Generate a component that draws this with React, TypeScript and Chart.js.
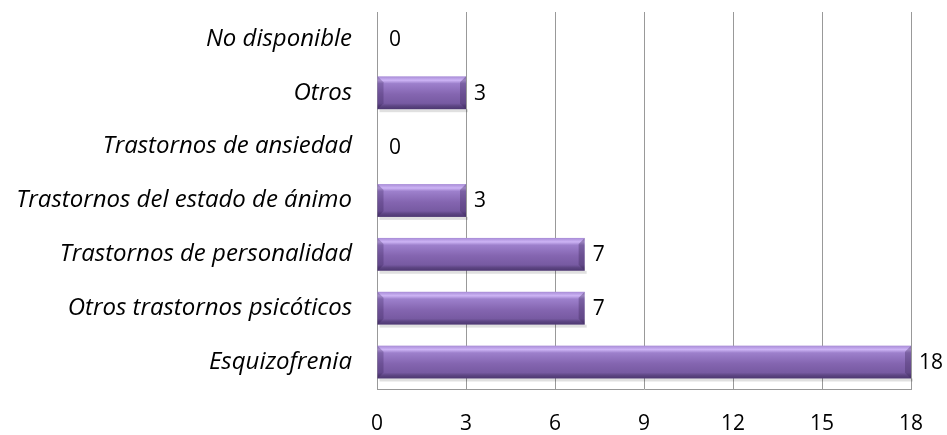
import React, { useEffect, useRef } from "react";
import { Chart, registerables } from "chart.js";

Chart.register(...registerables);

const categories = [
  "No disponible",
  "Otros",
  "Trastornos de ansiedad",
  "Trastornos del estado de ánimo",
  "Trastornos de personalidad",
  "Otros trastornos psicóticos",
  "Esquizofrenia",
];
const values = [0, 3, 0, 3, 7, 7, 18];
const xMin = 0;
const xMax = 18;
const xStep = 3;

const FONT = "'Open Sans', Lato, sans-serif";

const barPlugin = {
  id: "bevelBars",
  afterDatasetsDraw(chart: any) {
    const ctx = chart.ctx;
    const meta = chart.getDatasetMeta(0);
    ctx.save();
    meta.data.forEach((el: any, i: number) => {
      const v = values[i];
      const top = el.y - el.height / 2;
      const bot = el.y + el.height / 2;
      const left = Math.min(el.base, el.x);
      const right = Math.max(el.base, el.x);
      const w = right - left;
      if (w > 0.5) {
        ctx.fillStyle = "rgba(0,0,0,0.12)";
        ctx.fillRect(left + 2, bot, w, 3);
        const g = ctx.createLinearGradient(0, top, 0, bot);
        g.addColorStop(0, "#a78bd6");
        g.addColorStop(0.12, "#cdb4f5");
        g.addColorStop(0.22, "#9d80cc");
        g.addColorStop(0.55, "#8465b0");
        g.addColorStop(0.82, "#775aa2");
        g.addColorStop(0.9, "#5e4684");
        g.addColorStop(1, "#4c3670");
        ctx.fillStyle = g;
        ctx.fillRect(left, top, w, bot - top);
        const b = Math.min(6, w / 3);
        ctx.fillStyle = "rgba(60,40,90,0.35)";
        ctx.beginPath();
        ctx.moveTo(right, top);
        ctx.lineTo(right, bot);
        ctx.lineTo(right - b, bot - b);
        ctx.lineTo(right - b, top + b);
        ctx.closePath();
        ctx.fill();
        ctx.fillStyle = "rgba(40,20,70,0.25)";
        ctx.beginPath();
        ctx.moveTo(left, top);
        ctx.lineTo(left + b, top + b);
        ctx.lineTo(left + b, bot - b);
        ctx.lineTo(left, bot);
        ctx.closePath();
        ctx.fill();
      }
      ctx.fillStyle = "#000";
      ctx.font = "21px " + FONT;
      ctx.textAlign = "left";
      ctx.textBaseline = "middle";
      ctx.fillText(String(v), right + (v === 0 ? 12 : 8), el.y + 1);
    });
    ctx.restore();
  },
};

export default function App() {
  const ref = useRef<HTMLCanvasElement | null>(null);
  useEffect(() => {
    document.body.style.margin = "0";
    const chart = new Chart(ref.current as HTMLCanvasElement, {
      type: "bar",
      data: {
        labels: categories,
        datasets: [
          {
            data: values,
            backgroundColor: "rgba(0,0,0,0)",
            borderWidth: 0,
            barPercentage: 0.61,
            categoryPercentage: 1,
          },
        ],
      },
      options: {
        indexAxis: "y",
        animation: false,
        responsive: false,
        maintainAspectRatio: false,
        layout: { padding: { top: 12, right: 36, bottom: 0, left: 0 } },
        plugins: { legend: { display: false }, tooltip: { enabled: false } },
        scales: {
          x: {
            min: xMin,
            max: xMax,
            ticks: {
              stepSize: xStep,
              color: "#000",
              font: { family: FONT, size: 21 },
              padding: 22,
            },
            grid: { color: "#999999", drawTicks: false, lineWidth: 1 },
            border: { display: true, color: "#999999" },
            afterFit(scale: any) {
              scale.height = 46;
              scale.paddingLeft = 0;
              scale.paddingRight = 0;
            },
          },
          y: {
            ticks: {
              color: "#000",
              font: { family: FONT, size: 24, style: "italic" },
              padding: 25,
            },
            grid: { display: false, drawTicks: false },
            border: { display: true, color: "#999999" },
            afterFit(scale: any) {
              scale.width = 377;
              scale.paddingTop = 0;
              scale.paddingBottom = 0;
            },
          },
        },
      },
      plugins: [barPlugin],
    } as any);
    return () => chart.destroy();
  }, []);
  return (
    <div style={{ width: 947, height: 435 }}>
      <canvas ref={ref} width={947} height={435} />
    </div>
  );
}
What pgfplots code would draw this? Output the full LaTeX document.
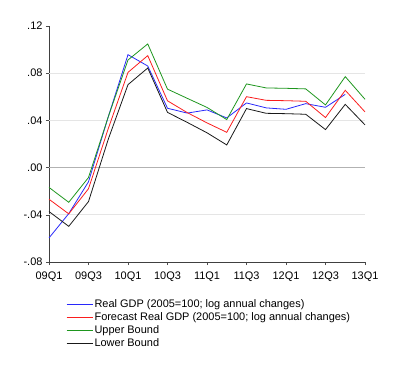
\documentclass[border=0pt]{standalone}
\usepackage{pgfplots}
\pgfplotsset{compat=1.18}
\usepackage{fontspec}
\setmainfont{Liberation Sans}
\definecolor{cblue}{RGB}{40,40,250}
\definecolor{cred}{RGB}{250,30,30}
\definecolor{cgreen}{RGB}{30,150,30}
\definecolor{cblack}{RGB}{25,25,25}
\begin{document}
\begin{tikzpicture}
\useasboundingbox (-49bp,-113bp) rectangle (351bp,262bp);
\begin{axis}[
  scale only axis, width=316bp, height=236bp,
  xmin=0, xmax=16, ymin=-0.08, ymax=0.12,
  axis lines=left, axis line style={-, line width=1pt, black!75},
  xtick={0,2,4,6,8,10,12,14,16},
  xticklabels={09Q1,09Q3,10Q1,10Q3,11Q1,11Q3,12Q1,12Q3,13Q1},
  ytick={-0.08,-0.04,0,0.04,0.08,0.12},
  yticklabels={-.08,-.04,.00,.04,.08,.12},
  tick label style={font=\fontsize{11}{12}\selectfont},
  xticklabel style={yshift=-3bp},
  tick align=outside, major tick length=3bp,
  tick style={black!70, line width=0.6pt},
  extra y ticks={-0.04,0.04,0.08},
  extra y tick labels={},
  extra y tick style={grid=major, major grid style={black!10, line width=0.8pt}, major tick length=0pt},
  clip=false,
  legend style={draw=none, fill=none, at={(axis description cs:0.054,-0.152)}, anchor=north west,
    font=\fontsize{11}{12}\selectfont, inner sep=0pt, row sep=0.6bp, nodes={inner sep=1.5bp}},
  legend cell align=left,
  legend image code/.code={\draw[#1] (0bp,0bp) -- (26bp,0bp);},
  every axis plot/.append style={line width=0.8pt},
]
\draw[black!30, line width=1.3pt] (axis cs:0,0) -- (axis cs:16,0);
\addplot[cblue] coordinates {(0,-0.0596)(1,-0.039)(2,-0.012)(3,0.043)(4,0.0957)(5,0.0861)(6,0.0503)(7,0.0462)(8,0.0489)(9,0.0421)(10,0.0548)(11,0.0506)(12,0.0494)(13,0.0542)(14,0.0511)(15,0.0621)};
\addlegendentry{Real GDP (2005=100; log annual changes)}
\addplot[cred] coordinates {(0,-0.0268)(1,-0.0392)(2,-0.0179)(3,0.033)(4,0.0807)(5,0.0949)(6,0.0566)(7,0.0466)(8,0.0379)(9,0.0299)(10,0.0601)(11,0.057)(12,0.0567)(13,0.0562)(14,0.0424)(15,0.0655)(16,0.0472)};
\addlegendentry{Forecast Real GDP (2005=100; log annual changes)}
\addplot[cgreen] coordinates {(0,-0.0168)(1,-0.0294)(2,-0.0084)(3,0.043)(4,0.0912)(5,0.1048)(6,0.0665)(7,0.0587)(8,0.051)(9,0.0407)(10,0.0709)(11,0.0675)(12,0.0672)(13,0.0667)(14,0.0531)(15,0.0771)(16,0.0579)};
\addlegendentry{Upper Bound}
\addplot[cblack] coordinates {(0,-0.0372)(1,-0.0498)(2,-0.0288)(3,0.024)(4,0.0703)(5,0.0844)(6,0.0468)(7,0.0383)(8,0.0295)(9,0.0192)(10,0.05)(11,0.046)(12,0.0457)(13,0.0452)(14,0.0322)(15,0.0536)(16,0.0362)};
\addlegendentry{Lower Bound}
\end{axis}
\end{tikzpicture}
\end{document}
######
• What is required:
Where a line above holds the string "React", show that line.

• Correct answer:
Generate a component that draws this with React, TypeScript and Chart.js.
import React, { useEffect, useRef } from "react";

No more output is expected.